So I have had a few things on my mind, maybe if I write them down I can get some insight and help or encouragement.
First thing is Abby going to preschool, she kinda is in one all ready but I would love to have a little mommy group were we all switch off on doing the weeks lesson at each other house, I wonder if anyone is doing this or teaches a class.
Also I have been thinking about becoming a substitute teacher I read this last night: http://www.nisd.net/hr/substitutes/faqs/preHire/
And from here say, you can make 75 dollars a day. I think this will get my foot in the door to see if I really want to be a teacher, and if I do then I can start school. But my question is, what to I do with my kids if I get called into work? Find a stay at home mom and have her be my back up?

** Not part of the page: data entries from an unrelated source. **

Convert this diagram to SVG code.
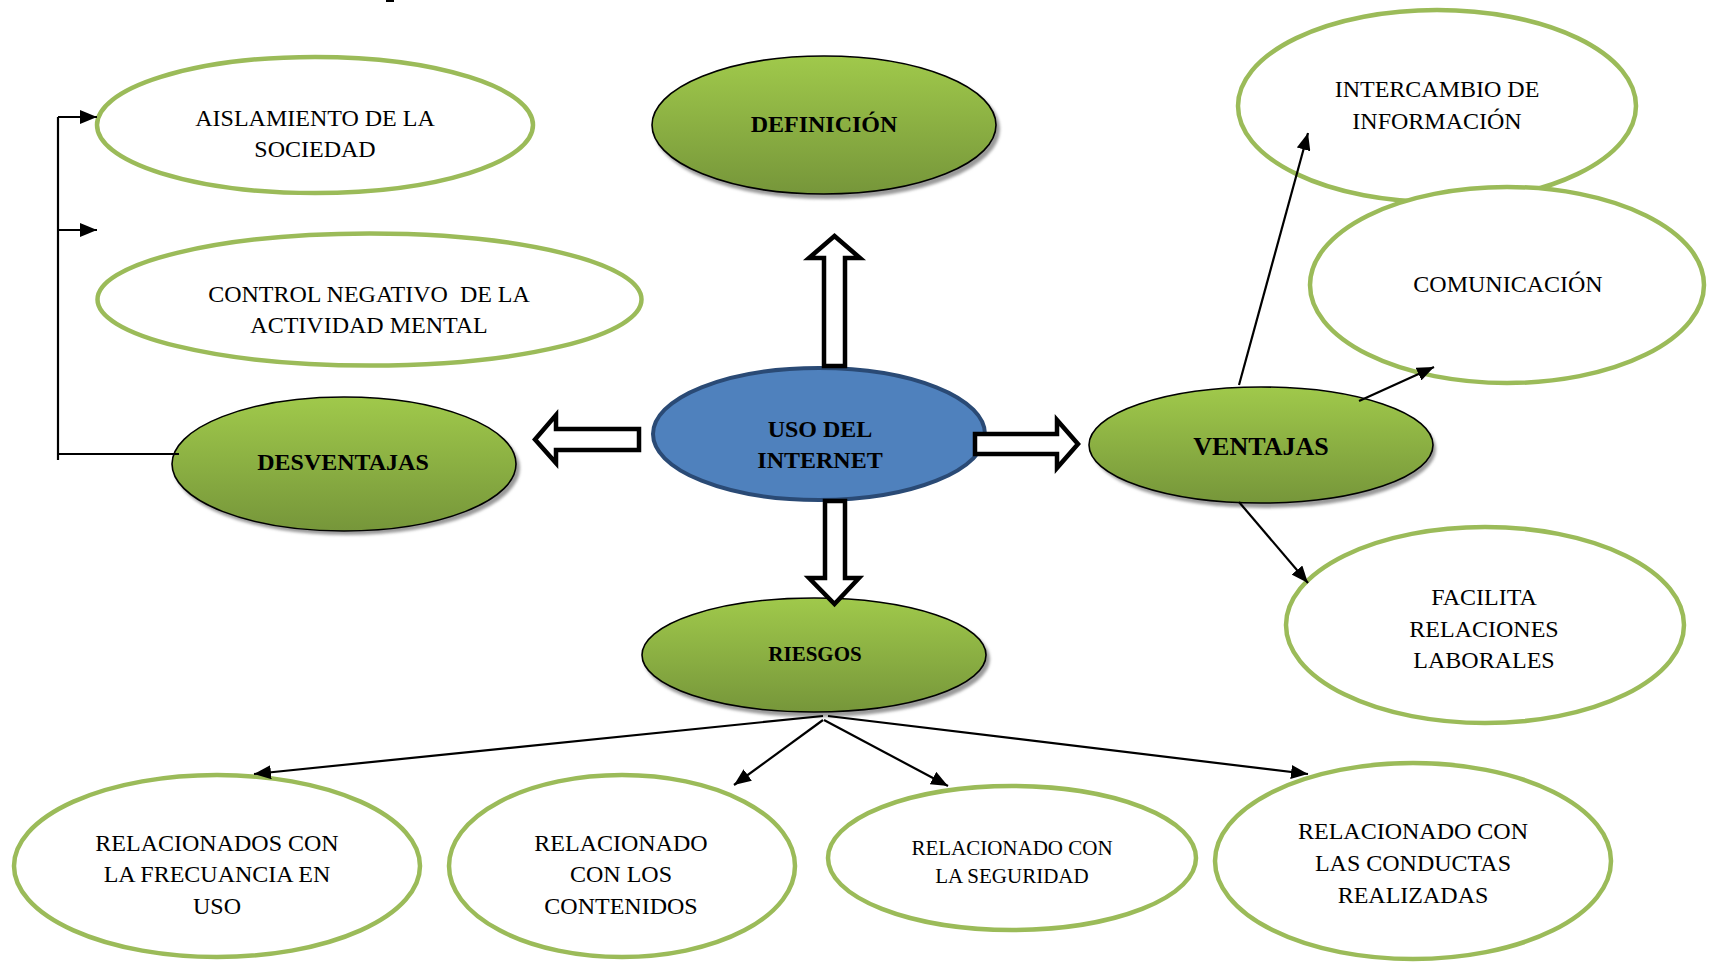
<svg xmlns="http://www.w3.org/2000/svg" width="1709" height="962" viewBox="0 0 1709 962">
<defs>
<linearGradient id="g" x1="0" y1="0" x2="0" y2="1">
<stop offset="0" stop-color="#a0c94b"/>
<stop offset="1" stop-color="#76963a"/>
</linearGradient>
<filter id="blur" x="-10%" y="-10%" width="120%" height="130%"><feGaussianBlur stdDeviation="1.5"/></filter>
<marker id="ah" markerUnits="userSpaceOnUse" markerWidth="18" markerHeight="14" refX="17" refY="7" orient="auto">
<path d="M0,0 L17,7 L0,14 z" fill="#000"/>
</marker>
<style>
.out{fill:#fff;stroke:#9bbb59;stroke-width:4.5}
.grn{fill:url(#g);stroke:#000;stroke-width:1.6}
.shd{fill:#9a9a9a;filter:url(#blur)}
.t{font-family:"Liberation Serif","Times New Roman",serif;font-size:24px;fill:#000;text-anchor:middle}
.b{font-weight:bold}
.con{fill:none;stroke:#000;stroke-width:2.2}
.blk{fill:#fff;stroke:#000;stroke-width:4.5;stroke-linejoin:miter}
</style>
</defs>
<rect width="1709" height="962" fill="#fff"/>
<rect x="386" y="0" width="8" height="2" fill="#000"/>

<g id="aislamiento">
<ellipse class="out" cx="315" cy="125" rx="218" ry="68"/>
<text class="t" x="315" y="126">AISLAMIENTO DE LA</text>
<text class="t" x="315" y="157">SOCIEDAD</text>
</g>
<g id="control">
<ellipse class="out" cx="369.5" cy="299.5" rx="272" ry="66"/>
<text class="t" x="369" y="302" xml:space="preserve">CONTROL NEGATIVO  DE LA</text>
<text class="t" x="369" y="333">ACTIVIDAD MENTAL</text>
</g>
<g id="desventajas">
<ellipse class="shd" cx="347" cy="468" rx="173" ry="67"/>
<ellipse class="grn" cx="344" cy="464" rx="172" ry="67"/>
<text class="t b" x="343" y="470">DESVENTAJAS</text>
</g>
<g id="definicion">
<ellipse class="shd" cx="827" cy="129" rx="173" ry="70"/>
<ellipse class="grn" cx="824" cy="125" rx="172" ry="69"/>
<text class="t b" x="824" y="132">DEFINICIÓN</text>
</g>
<g id="uso">
<ellipse cx="819" cy="434" rx="166" ry="66" fill="#4f81bd" stroke="#2a4a75" stroke-width="4"/>
<text class="t b" x="820" y="437">USO DEL</text>
<text class="t b" x="820" y="468">INTERNET</text>
</g>
<g id="ventajas">
<ellipse class="shd" cx="1264" cy="449" rx="172" ry="59"/>
<ellipse class="grn" cx="1261" cy="445" rx="172" ry="58"/>
<text class="t b" x="1261" y="455" style="font-size:26px">VENTAJAS</text>
</g>
<g id="intercambio">
<ellipse class="out" cx="1437" cy="106" rx="199" ry="96"/>
<text class="t" x="1437" y="97">INTERCAMBIO DE</text>
<text class="t" x="1437" y="129">INFORMACIÓN</text>
</g>
<g id="comunicacion">
<ellipse class="out" cx="1507" cy="285" rx="197" ry="98"/>
<text class="t" x="1508" y="292">COMUNICACIÓN</text>
</g>
<g id="facilita">
<ellipse class="out" cx="1485" cy="625" rx="199" ry="98"/>
<text class="t" x="1484" y="605">FACILITA</text>
<text class="t" x="1484" y="637">RELACIONES</text>
<text class="t" x="1484" y="668">LABORALES</text>
</g>
<g id="riesgos">
<ellipse class="shd" cx="817" cy="659" rx="173" ry="58"/>
<ellipse class="grn" cx="814" cy="655" rx="172" ry="57"/>
<text class="t b" x="815" y="661" style="font-size:21px">RIESGOS</text>
</g>
<g id="frecuencia">
<ellipse class="out" cx="217" cy="866" rx="203" ry="91"/>
<text class="t" x="217" y="851">RELACIONADOS CON</text>
<text class="t" x="217" y="882">LA FRECUANCIA EN</text>
<text class="t" x="217" y="914">USO</text>
</g>
<g id="contenidos">
<ellipse class="out" cx="622" cy="866" rx="173" ry="91"/>
<text class="t" x="621" y="851">RELACIONADO</text>
<text class="t" x="621" y="882">CON LOS</text>
<text class="t" x="621" y="914">CONTENIDOS</text>
</g>
<g id="seguridad">
<ellipse class="out" cx="1012" cy="858" rx="184" ry="72"/>
<text class="t" x="1012" y="855" style="font-size:21px">RELACIONADO CON</text>
<text class="t" x="1012" y="883" style="font-size:21px">LA SEGURIDAD</text>
</g>
<g id="conductas">
<ellipse class="out" cx="1413" cy="861" rx="198" ry="98"/>
<text class="t" x="1413" y="839">RELACIONADO CON</text>
<text class="t" x="1413" y="871">LAS CONDUCTAS</text>
<text class="t" x="1413" y="903">REALIZADAS</text>
</g>

<g id="connectors">
<polygon class="blk" points="824,366 824,258 809,258 834.5,236 860,258 845,258 845,366"/>
<polygon class="blk" points="639,429 556,429 556,415 535,439.5 556,463 556,450 639,450"/>
<polygon class="blk" points="975,434 1057,434 1057,420 1078,444 1057,468 1057,454 975,454"/>
<polygon class="blk" points="825,501 845,501 845,578 859,578 834.5,604 809,578 825,578"/>
<path class="con" d="M179,454 H58"/>
<path class="con" d="M58,460 V117"/>
<path class="con" d="M58,117 H97" marker-end="url(#ah)"/>
<path class="con" d="M58,230 H97" marker-end="url(#ah)"/>
<path class="con" d="M1239,385 L1308,133" marker-end="url(#ah)"/>
<path class="con" d="M1359,401 L1434,367" marker-end="url(#ah)"/>
<path class="con" d="M1239,502 L1308,583" marker-end="url(#ah)"/>
<path class="con" d="M823,716 L254,774" marker-end="url(#ah)"/>
<path class="con" d="M823,720 L734,785" marker-end="url(#ah)"/>
<path class="con" d="M824,720 L948,786" marker-end="url(#ah)"/>
<path class="con" d="M828,716 L1308,774" marker-end="url(#ah)"/>
</g>
</svg>
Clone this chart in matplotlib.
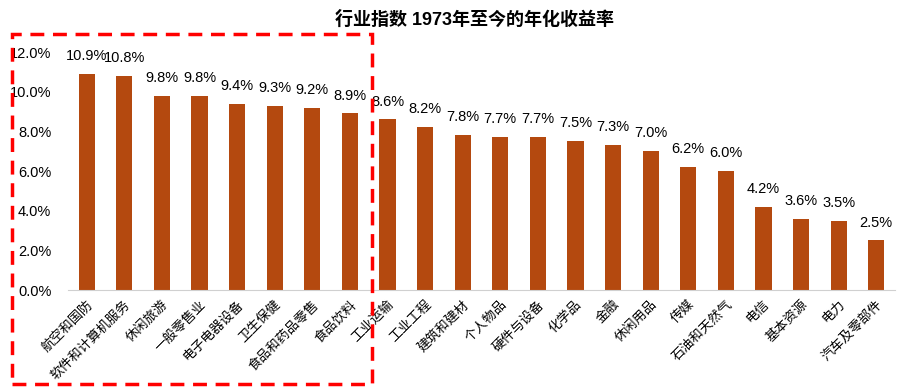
import matplotlib
matplotlib.use("Agg")
import matplotlib.pyplot as plt
from matplotlib.patches import Rectangle
from matplotlib.ticker import FuncFormatter

plt.rcParams['font.family'] = ['Liberation Sans', 'Noto Sans CJK SC', 'DejaVu Sans']

# 行业及年化收益率(%)
industries = ["航空和国防", "软件和计算机服务", "休闲旅游", "一般零售业", "电子电器设备",
              "卫生保健", "食品和药品零售", "食品饮料", "工业运输", "工业工程",
              "建筑和建材", "个人物品", "硬件与设备", "化学品", "金融", "休闲用品",
              "传媒", "石油和天然气", "电信", "基本资源", "电力", "汽车及零部件"]
returns = [10.9, 10.8, 9.8, 9.8, 9.4, 9.3, 9.2, 8.9, 8.6, 8.2, 7.8, 7.7,
           7.7, 7.5, 7.3, 7.0, 6.2, 6.0, 4.2, 3.6, 3.5, 2.5]
yticks = [0, 2, 4, 6, 8, 10, 12]

W, H = 911, 387
fig = plt.figure(figsize=(W / 100, H / 100), dpi=100)
ax = fig.add_axes([68 / W, 1 - 290 / H, 827 / W, (290 - 52) / H])

x = range(len(industries))
ax.bar(x, returns, width=0.43, color='#B4490F')
for xi, v in zip(x, returns):
    ax.text(xi, v + 0.55, f"{v:.1f}%", ha='center', va='bottom', fontsize=10.5)

ax.set_xlim(-0.5, len(industries) - 0.5)
ax.set_ylim(0, 12)
ax.set_yticks(yticks)
ax.yaxis.set_major_formatter(FuncFormatter(lambda v, p: f"{v:.1f}%"))
ax.tick_params(axis='y', length=0, labelsize=10.5, pad=12)
ax.set_xticks(list(x))
ax.set_xticklabels(industries, rotation=45, ha='right', va='top',
                   rotation_mode='anchor', fontsize=9.5)
ax.tick_params(axis='x', length=0, pad=6)
for s in ['top', 'right', 'left']:
    ax.spines[s].set_visible(False)
ax.spines['bottom'].set_color('#D0D0D0')

fig.text(474 / W, 1 - 20 / H, "行业指数 1973年至今的年化收益率", ha='center', va='center',
         fontsize=13, fontweight='bold')

# 红色虚线框
rect = Rectangle((12 / W, 1 - 384 / H), (372 - 12) / W, (384 - 34) / H,
                 transform=fig.transFigure, fill=False, edgecolor='#FF0000',
                 linewidth=2.5, linestyle=(0, (4, 2.5)))
fig.patches.append(rect)

fig.savefig("out.png", dpi=100)
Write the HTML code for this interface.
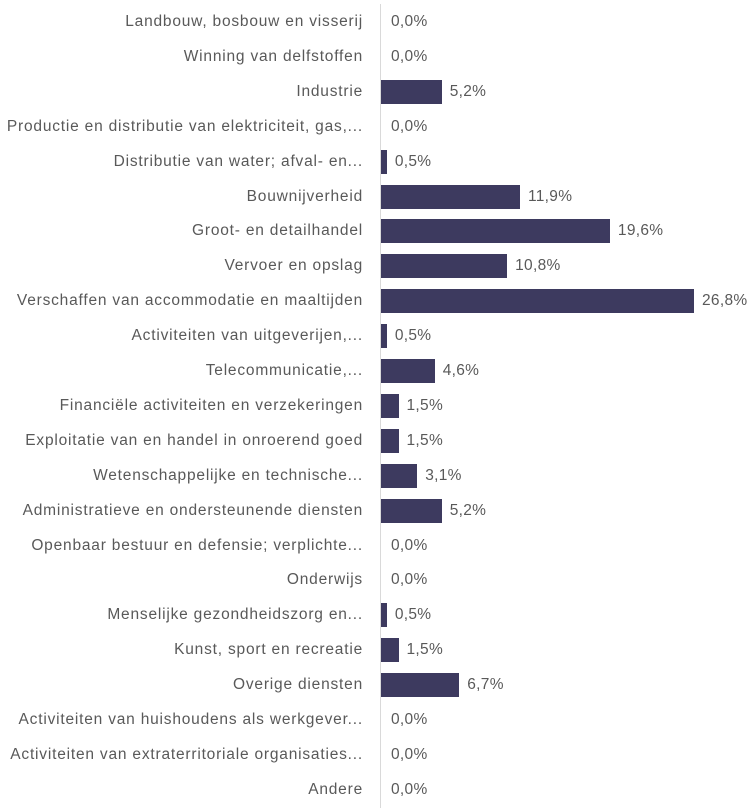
<!DOCTYPE html>
<html><head><style>
body{margin:0;background:#fff;width:754px;height:812px;position:relative;font-family:"Liberation Sans",sans-serif;font-size:15.5px;letter-spacing:0.8px;color:#595959;overflow:hidden}
.l{position:absolute;right:391px;white-space:nowrap;line-height:20px}
.v{position:absolute;white-space:nowrap;line-height:20px;letter-spacing:0.3px}
.b{position:absolute;left:381px;height:24px;background:#3d3a5f}
.ax{position:absolute;left:380px;top:4px;width:1px;height:804px;background:#d9d9d9}
</style></head><body>
<div class="ax"></div>
<div id="c"></div>
<script>
var d=[["Landbouw, bosbouw en visserij",0],["Winning van delfstoffen",0],["Industrie",5.2],["Productie en distributie van elektriciteit, gas,...",0],["Distributie van water; afval- en...",0.5],["Bouwnijverheid",11.9],["Groot- en detailhandel",19.6],["Vervoer en opslag",10.8],["Verschaffen van accommodatie en maaltijden",26.8],["Activiteiten van uitgeverijen,...",0.5],["Telecommunicatie,...",4.6],["Financiële activiteiten en verzekeringen",1.5],["Exploitatie van en handel in onroerend goed",1.5],["Wetenschappelijke en technische...",3.1],["Administratieve en ondersteunende diensten",5.2],["Openbaar bestuur en defensie; verplichte...",0],["Onderwijs",0],["Menselijke gezondheidszorg en...",0.5],["Kunst, sport en recreatie",1.5],["Overige diensten",6.7],["Activiteiten van huishoudens als werkgever...",0],["Activiteiten van extraterritoriale organisaties...",0],["Andere",0]];
var h="";
d.forEach(function(r,i){var cy=22+i*34.9;var w=r[1]*11.68;
h+='<div class="l" style="top:'+(cy-10)+'px">'+r[0]+'</div>';
if(w>0)h+='<div class="b" style="top:'+(cy-12)+'px;width:'+w+'px"></div>';
h+='<div class="v" style="top:'+(cy-10)+'px;left:'+(381+w+(w>0?8:10))+'px">'+r[1].toFixed(1).replace(".",",")+'%</div>';});
document.getElementById("c").innerHTML=h;
</script>
</body></html>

My other thoughts are starting to watch a new kid, she pays 500.00 a month whether the kid is in my care or not, If i did watch her it would be from 2-10 pm M-F and she naps a little after 2 and goes to bed about 6:00, the mom is single and is on a swing rotation, so it probably wouldn't be any more then a few months that I have her. I would only have Abby, Benjamin and her for a few hours by myself, and I have been able to watch 3 klids before, then when samuel does come home from full time school, Candice will be home to help me, and dustun said he is willing to help me on his days off. I dont watch Samuel anymore, And for me I need to feel wanted and important and like I'm contributing to the house hold, I do undserstand that I'm raising two wonderful children, making sure the bills are paid, laundry is done, food is in house, and all is in order, but i want to have my "own" money to spend as I wish. I know people think that im crazy or that I might be taking on to much, but I kinda feel like I should.
And my last thoughts are Candice and Samuel continue to stay living with us, last week she went and applied for an apartment, and when i told dustun he was upset we didnt talk to him about it first, he was upset she and Samuel wanted to move, we as husband and wife discussed the pro's and con's of all of us staying living together we decide to them stay here, we know one of us will be getting orders to somewhere soon, so we will continue this living situation until one of us gets orders. We enjoy having each other around to help each other, yes it is crazy, but right now I cant think of anything better then having my best friend, my husband and Abby growing up with her best friend. Yes we get on each other nerves and there are fights, but you get that with any living situation.
So thats what in my mind currently, along with every other thing that goes along with being a good wife and mother.